Canoe News - Canada September 27, 2009
Bishop resigns after sex abuse lawsuit
by The Canadian Press
ANTIGONISH, N.S. - The bishop of a Roman Catholic diocese in Nova Scotia has resigned less than two months after the diocese reached a $13-million settlement with alleged victims of sexual abuse.
Bishop Raymond Lahey, named to the position in 2003 by Pope John Paul II, is a Newfoundland native who once served as a professor of theology at Memorial University in St. John's.
Ronald Martin, whose brother wrote a suicide note in 2002 that led to charges of sex crimes against a priest from the diocese, filed a class-action lawsuit last year against the organization.
In the suit, Martin claimed that the diocese failed to protect children in its care when it became aware of the alleged abuse.
On Sunday, the diocese announced that Anthony Mancini, the Archbishop of Halifax, had been appointed as the apostolic administrator of the diocese.
Mancini issued a statement saying Rev. Paul Abbass of St.
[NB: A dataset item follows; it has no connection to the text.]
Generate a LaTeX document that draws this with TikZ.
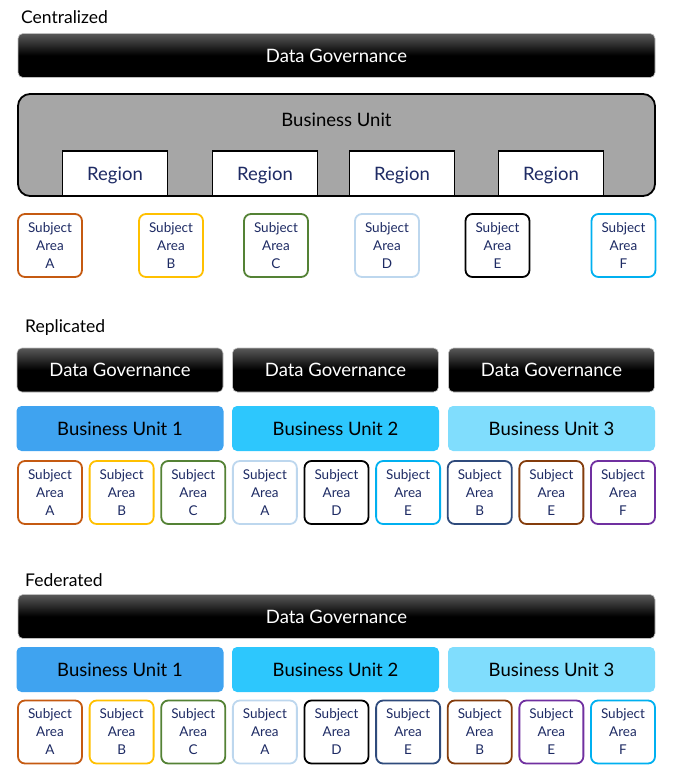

Mary's Parish in Cape Breton is now the spokesman for the diocese.
Abbass said the appointments mean the diocese can continue its work without interruption.
"This transition in spiritual leadership comes at a time of significant pastoral challenges," Abbass said.
The settlement of the lawsuit remains "very much in the public eye and in the hearts and minds of all our parishioners," he added.
"I want to assure everyone, and particularly the victims of sexual abuse, that nothing in the recent, court-approved class action settlement agreement will change as a consequence of this transition in leadership."
The settlement is aimed at compensating anyone who was allegedly and known to have been sexually assaulted by a priest of the Catholic Episcopal Corp. of Antigonish since Jan. 1, 1950.
Last month, Lahey said the agreement was the first step in recognizing the alleged abuse of children as young as eight years old.
John McKiggan, Martin's lawyer, has said he has already heard from more than two dozen people who claim they were sexually assaulted by priests in the parish in the '50s and '60s.
Police began looking into the case after they reviewed allegations in David Martin's suicide note.
Hugh Vincent MacDonald, the former priest who was alleged to have assaulted the Martin brothers, eventually faced charges including rape and indecent assault involving 18 children between the ages of eight and 15.
MacDonald, who served in various parishes in Pictou, Guysborough and Antigonish, was facing 27 charges when he died in 2004.
The class action claims MacDonald and four other priests were sexually assaulting children in their care between 1960 and 2008. Several have already been convicted of multiple counts of sexual abuse.
Ron Martin claimed that MacDonald began abusing him when he was 13 and that it continued for about two years.
Abbass said the settlement agreement is more than a legally binding document.
"It is a call to justice and reconciliation," he said in a statement Sunday.
"It involves painful spiritual healing, profound understanding from all, and difficult financial sacrifices. While the resignation of our former bishop will be a loss to our diocese in many ways, his departure does not diminish the legal and spiritual commitments we have made."